╭─ Recorded information

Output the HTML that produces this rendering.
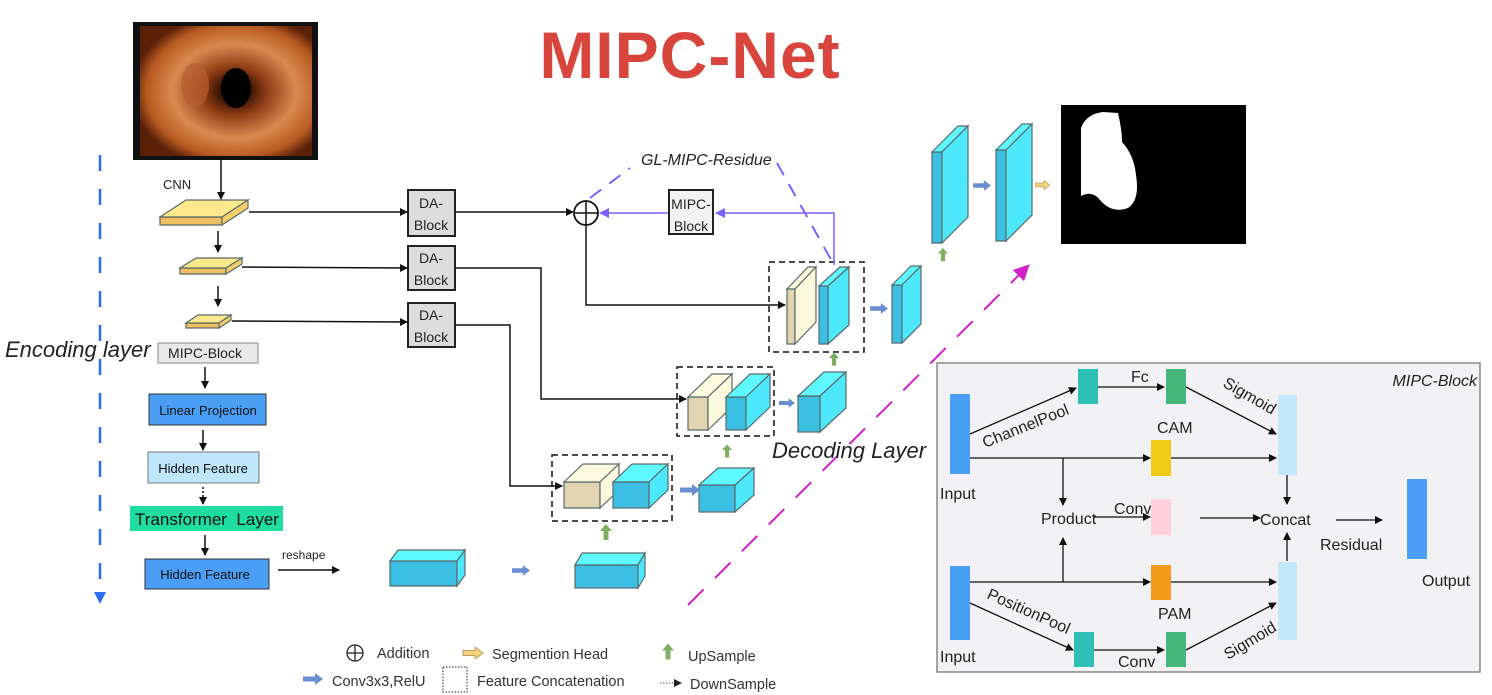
<!DOCTYPE html>
<html><head><meta charset="utf-8"><style>
html,body{margin:0;padding:0;background:#fff;}
svg{display:block;font-family:"Liberation Sans",sans-serif;}
</style></head><body>
<svg id="s" width="1492" height="695" viewBox="0 0 1492 695" xmlns="http://www.w3.org/2000/svg">
<defs>
<marker id="ab" markerWidth="8" markerHeight="8" refX="7" refY="4" orient="auto" markerUnits="userSpaceOnUse"><path d="M0,0 L8,4 L0,8z" fill="#111"/></marker>
<marker id="ap" markerWidth="10" markerHeight="10" refX="9" refY="5" orient="auto" markerUnits="userSpaceOnUse"><path d="M0,0 L10,5 L0,10z" fill="#7b61ff"/></marker>
<marker id="am" markerWidth="16" markerHeight="16" refX="8" refY="8" orient="auto" markerUnits="userSpaceOnUse"><path d="M0,0 L16,8 L0,16z" fill="#d020c8"/></marker>
<marker id="abl" markerWidth="12" markerHeight="12" refX="6" refY="6" orient="auto" markerUnits="userSpaceOnUse"><path d="M0,0 L12,6 L0,12z" fill="#2a6ef0"/></marker>
<radialGradient id="col" cx="0.55" cy="0.5" r="0.6">
<stop offset="0" stop-color="#050200"/><stop offset="0.12" stop-color="#2a0e04"/><stop offset="0.3" stop-color="#8a3a12"/><stop offset="0.6" stop-color="#d98a50"/><stop offset="0.85" stop-color="#b85a22"/><stop offset="1" stop-color="#5a2008"/></radialGradient>
<symbol id="ua" viewBox="0 0 12 16"><path d="M6,0 L12,7 L8.5,7 L8.5,16 L3.5,16 L3.5,7 L0,7z" fill="#7fb060"/></symbol>
<symbol id="ra" viewBox="0 0 20 12"><path d="M0,3.5 L12,3.5 L12,0 L20,6 L12,12 L12,8.5 L0,8.5z" fill="#6a8fd0"/></symbol>
<symbol id="ya" viewBox="0 0 20 12"><path d="M0,3.5 L12,3.5 L12,0 L20,6 L12,12 L12,8.5 L0,8.5z" fill="#f5d27a" stroke="#b8a060" stroke-width="1"/></symbol>
</defs>

<text x="690" y="78" font-size="66" fill="#d8453c" text-anchor="middle" font-weight="bold" style="letter-spacing:1px">MIPC-Net</text>

<rect x="133" y="22" width="185" height="138" fill="#111"/>
<rect x="140" y="26" width="172" height="130" fill="url(#col)"/>
<ellipse cx="236" cy="88" rx="15" ry="20" fill="#000"/>
<ellipse cx="195" cy="85" rx="14" ry="22" fill="#b86030" opacity="0.7"/>

<rect x="1061" y="105" width="185" height="139" fill="#000"/>
<path d="M1081,128 Q1086,114 1103,112 L1118,113 Q1122,130 1122,142 Q1134,155 1136,175 Q1140,200 1128,208 Q1112,214 1100,200 Q1092,190 1081,196 Z" fill="#fff"/>

<line x1="100" y1="155" x2="100" y2="598" stroke="#2a6ef0" stroke-width="2.5" stroke-dasharray="16,18" marker-end="url(#abl)"/>
<text x="5" y="357" font-size="22" font-style="italic" fill="#222">Encoding layer</text>

<text x="163" y="189" font-size="13" fill="#222">CNN</text>
<g stroke="#111" stroke-width="1.5" fill="none">
<line x1="221" y1="160" x2="221" y2="199" marker-end="url(#ab)"/>
<line x1="218" y1="231" x2="218" y2="252" marker-end="url(#ab)"/>
<line x1="218" y1="286" x2="218" y2="306" marker-end="url(#ab)"/>
<line x1="249" y1="212" x2="407" y2="212" marker-end="url(#ab)"/>
<line x1="242" y1="267" x2="407" y2="268" marker-end="url(#ab)"/>
<line x1="232" y1="321" x2="407" y2="322" marker-end="url(#ab)"/>
<line x1="205" y1="367" x2="205" y2="388" marker-end="url(#ab)"/>
<line x1="203" y1="430" x2="203" y2="450" marker-end="url(#ab)"/>
<line x1="203" y1="487" x2="203" y2="504" stroke-dasharray="2,2" marker-end="url(#ab)"/>
<line x1="205" y1="535" x2="205" y2="555" marker-end="url(#ab)"/>
<line x1="278" y1="570" x2="339" y2="570" marker-end="url(#ab)"/>
<polyline points="455,325 510,325 510,486 562,486" marker-end="url(#ab)"/>
<polyline points="455,268 541,268 541,399 686,399" marker-end="url(#ab)"/>
<line x1="455" y1="212" x2="573" y2="212" marker-end="url(#ab)"/>
<polyline points="586,225 586,305 785,305" marker-end="url(#ab)"/>
</g>

<g font-size="14" fill="#222" text-anchor="middle">
<rect x="408" y="190" width="47" height="46" fill="#ddd" stroke="#222" stroke-width="2"/>
<text x="431" y="208">DA-</text><text x="431" y="230">Block</text>
<rect x="408" y="246" width="47" height="44" fill="#ddd" stroke="#222" stroke-width="2"/>
<text x="431" y="263">DA-</text><text x="431" y="285">Block</text>
<rect x="408" y="303" width="47" height="44" fill="#ddd" stroke="#222" stroke-width="2"/>
<text x="431" y="320">DA-</text><text x="431" y="342">Block</text>
</g>

<rect x="158" y="343" width="100" height="20" fill="#e8e8e8" stroke="#888"/>
<text x="205" y="358" font-size="14" fill="#222" text-anchor="middle">MIPC-Block</text>
<rect x="149" y="394" width="117" height="31" fill="#4a9ff5" stroke="#333"/>
<text x="208" y="415" font-size="13" fill="#111" text-anchor="middle">Linear Projection</text>
<rect x="148" y="452" width="111" height="31" fill="#bfe6fb" stroke="#777"/>
<text x="203" y="473" font-size="13" fill="#111" text-anchor="middle">Hidden Feature</text>
<rect x="130" y="506" width="153" height="25" fill="#1fdca0"/>
<text x="207" y="525" font-size="17" fill="#111" text-anchor="middle" xml:space="preserve">Transformer  Layer</text>
<rect x="145" y="559" width="124" height="30" fill="#4a9ff5" stroke="#333"/>
<text x="205" y="579" font-size="13" fill="#111" text-anchor="middle">Hidden Feature</text>
<text x="282" y="559" font-size="12" fill="#222">reshape</text>

<g id="cubes"></g>

<g fill="none" stroke="#111" stroke-width="1.5" stroke-dasharray="6,4">
<rect x="552" y="455" width="120" height="66"/>
<rect x="677" y="367" width="97" height="69"/>
<rect x="769" y="262" width="95" height="90"/>
</g>

<use href="#ra" x="512" y="565" width="18" height="11"/>
<use href="#ra" x="680" y="484" width="20" height="12"/>
<use href="#ra" x="779" y="398" width="16" height="10"/>
<use href="#ra" x="870" y="303" width="18" height="11"/>
<use href="#ra" x="973" y="180" width="18" height="11"/>
<use href="#ya" x="1035" y="180" width="15" height="10"/>
<use href="#ua" x="600" y="524" width="12" height="16"/>
<use href="#ua" x="722" y="444" width="10" height="14"/>
<use href="#ua" x="829" y="352" width="10" height="14"/>
<use href="#ua" x="938" y="247" width="10" height="15"/>

<circle cx="586" cy="213" r="12" fill="#fff" stroke="#111" stroke-width="1.8"/>
<line x1="574" y1="213" x2="598" y2="213" stroke="#111" stroke-width="1.5"/>
<line x1="586" y1="201" x2="586" y2="225" stroke="#111" stroke-width="1.5"/>

<polyline points="834,265 834,213 716,213" fill="none" stroke="#7b61ff" stroke-width="1.5" marker-end="url(#ap)"/>
<line x1="669" y1="213" x2="600" y2="213" stroke="#7b61ff" stroke-width="1.5" marker-end="url(#ap)"/>
<rect x="669" y="190" width="44" height="44" fill="#f2f2f2" stroke="#222" stroke-width="2"/>
<text x="691" y="209" font-size="14" fill="#222" text-anchor="middle">MIPC-</text>
<text x="691" y="231" font-size="14" fill="#222" text-anchor="middle">Block</text>
<g stroke="#7b61ff" stroke-width="2" stroke-dasharray="14,10" fill="none">
<line x1="590" y1="198" x2="630" y2="168"/>
<line x1="777" y1="163" x2="834" y2="265"/>
</g>
<text x="641" y="165" font-size="16" font-style="italic" fill="#222">GL-MIPC-Residue</text>

<line x1="688" y1="605" x2="1024" y2="270" stroke="#d020c8" stroke-width="2" stroke-dasharray="22,16" marker-end="url(#am)"/>
<text x="772" y="458" font-size="22" font-style="italic" fill="#222">Decoding Layer</text>

<rect x="937" y="363" width="543" height="309" fill="#f2f2f4" stroke="#888" stroke-width="1.5"/>
<text x="1477" y="386" font-size="16" font-style="italic" fill="#222" text-anchor="end">MIPC-Block</text>
<g stroke="#111" stroke-width="1.3" fill="none">
<line x1="970" y1="434" x2="1076" y2="388" marker-end="url(#ab)"/>
<line x1="1097" y1="387" x2="1164" y2="387" marker-end="url(#ab)"/>
<line x1="1186" y1="387" x2="1276" y2="434" marker-end="url(#ab)"/>
<line x1="970" y1="458" x2="1150" y2="458" marker-end="url(#ab)"/>
<line x1="1063" y1="458" x2="1063" y2="505" marker-end="url(#ab)"/>
<line x1="1171" y1="458" x2="1276" y2="458" marker-end="url(#ab)"/>
<line x1="1287" y1="475" x2="1287" y2="504" marker-end="url(#ab)"/>
<line x1="1093" y1="517" x2="1150" y2="517" marker-end="url(#ab)"/>
<line x1="1200" y1="518" x2="1260" y2="518" marker-end="url(#ab)"/>
<line x1="1336" y1="520" x2="1382" y2="520" marker-end="url(#ab)"/>
<line x1="1287" y1="561" x2="1287" y2="533" marker-end="url(#ab)"/>
<line x1="970" y1="582" x2="1150" y2="582" marker-end="url(#ab)"/>
<line x1="1063" y1="582" x2="1063" y2="538" marker-end="url(#ab)"/>
<line x1="1171" y1="582" x2="1276" y2="582" marker-end="url(#ab)"/>
<line x1="970" y1="603" x2="1073" y2="650" marker-end="url(#ab)"/>
<line x1="1094" y1="650" x2="1164" y2="650" marker-end="url(#ab)"/>
<line x1="1186" y1="650" x2="1276" y2="603" marker-end="url(#ab)"/>
</g>
<rect x="950" y="394" width="20" height="80" fill="#4a9ff5"/>
<rect x="950" y="566" width="20" height="74" fill="#4a9ff5"/>
<rect x="1078" y="369" width="20" height="35" fill="#2ebfb6"/>
<rect x="1166" y="369" width="20" height="35" fill="#45b878"/>
<rect x="1074" y="632" width="20" height="35" fill="#2ebfb6"/>
<rect x="1166" y="632" width="20" height="35" fill="#45b878"/>
<rect x="1278" y="395" width="19" height="80" fill="#c4e8fb"/>
<rect x="1278" y="562" width="19" height="78" fill="#c4e8fb"/>
<rect x="1151" y="440" width="20" height="36" fill="#f0cb18"/>
<rect x="1151" y="499" width="20" height="36" fill="#ffd0d8"/>
<rect x="1151" y="565" width="20" height="35" fill="#f39a18"/>
<rect x="1407" y="479" width="20" height="80" fill="#4a9ff5"/>
<g font-size="16" fill="#222">
<text x="940" y="499">Input</text>
<text x="940" y="662">Input</text>
<text x="1131" y="382">Fc</text>
<text x="1157" y="433">CAM</text>
<text x="1041" y="524">Product</text>
<text x="1114" y="514">Conv</text>
<text x="1260" y="525">Concat</text>
<text x="1320" y="550">Residual</text>
<text x="1422" y="586">Output</text>
<text x="1158" y="619">PAM</text>
<text x="1118" y="667">Conv</text>
<text transform="translate(985,448) rotate(-22)">ChannelPool</text>
<text transform="translate(1222,386) rotate(30)">Sigmoid</text>
<text transform="translate(986,598) rotate(24)">PositionPool</text>
<text transform="translate(1228,660) rotate(-31)">Sigmoid</text>
</g>

<g font-size="14.5" fill="#333">
<circle cx="355" cy="653" r="8" fill="none" stroke="#222" stroke-width="1.3"/>
<line x1="347" y1="653" x2="363" y2="653" stroke="#222" stroke-width="1.3"/>
<line x1="355" y1="645" x2="355" y2="661" stroke="#222" stroke-width="1.3"/>
<text x="377" y="658">Addition</text>
<use href="#ya" x="462" y="647" width="22" height="12"/>
<text x="492" y="659">Segmention Head</text>
<use href="#ua" x="662" y="643" width="12" height="17"/>
<text x="688" y="661">UpSample</text>
<use href="#ra" x="302" y="673" width="22" height="12"/>
<text x="332" y="686">Conv3x3,RelU</text>
<rect x="443" y="667" width="24" height="25" fill="none" stroke="#222" stroke-dasharray="1.5,1.5"/>
<text x="477" y="686">Feature Concatenation</text>
<line x1="660" y1="683" x2="674" y2="683" stroke="#555" stroke-dasharray="1.5,1.5"/>
<path d="M674,679 L682,683 L674,687z" fill="#222"/>
<text x="690" y="689">DownSample</text>
</g>

<script>
(function(){
var g=document.getElementById('cubes'),NS='http://www.w3.org/2000/svg';
var C={c:['#3bbfe3','#5ef8ff','#4de8fb'],b:['#e2d4b0','#fefbe0','#fdf9dc'],y:['#efc060','#fbe98c','#f3cf6c']};
function cube(x,y,w,h,dx,dy,t){var c=C[t];
 var p=[[c[0],[[x,y],[x+w,y],[x+w,y+h],[x,y+h]]],[c[1],[[x,y],[x+dx,y-dy],[x+w+dx,y-dy],[x+w,y]]],[c[2],[[x+w,y],[x+w+dx,y-dy],[x+w+dx,y+h-dy],[x+w,y+h]]]];
 p.forEach(function(q){var e=document.createElementNS(NS,'polygon');e.setAttribute('points',q[1].map(function(a){return a.join(',')}).join(' '));e.setAttribute('fill',q[0]);e.setAttribute('stroke','#5a6a6a');e.setAttribute('stroke-width','1.2');g.appendChild(e);});}
cube(160,217,62,8,26,17,'y');
cube(180,268,46,6,16,10,'y');
cube(186,323,33,5,12,8,'y');
cube(390,561,67,25,8,11,'c');
cube(575,565,63,23,7,12,'c');
cube(564,482,36,26,19,18,'b');
cube(613,482,36,26,19,18,'c');
cube(699,485,36,27,19,17,'c');
cube(688,397,20,33,24,23,'b');
cube(726,397,20,33,24,23,'c');
cube(798,396,22,36,26,24,'c');
cube(787,289,8,55,21,22,'b');
cube(819,286,9,58,21,19,'c');
cube(892,285,10,58,19,19,'c');
cube(932,152,10,91,26,26,'c');
cube(996,150,10,91,26,26,'c');
})();
</script>
</svg>
</body></html>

╰─

- Task prompt: Go through the material and select each line with the string "Output" in it.

- Written reply:
Output the HTML that produces this rendering.
<text x="1422" y="586">Output</text>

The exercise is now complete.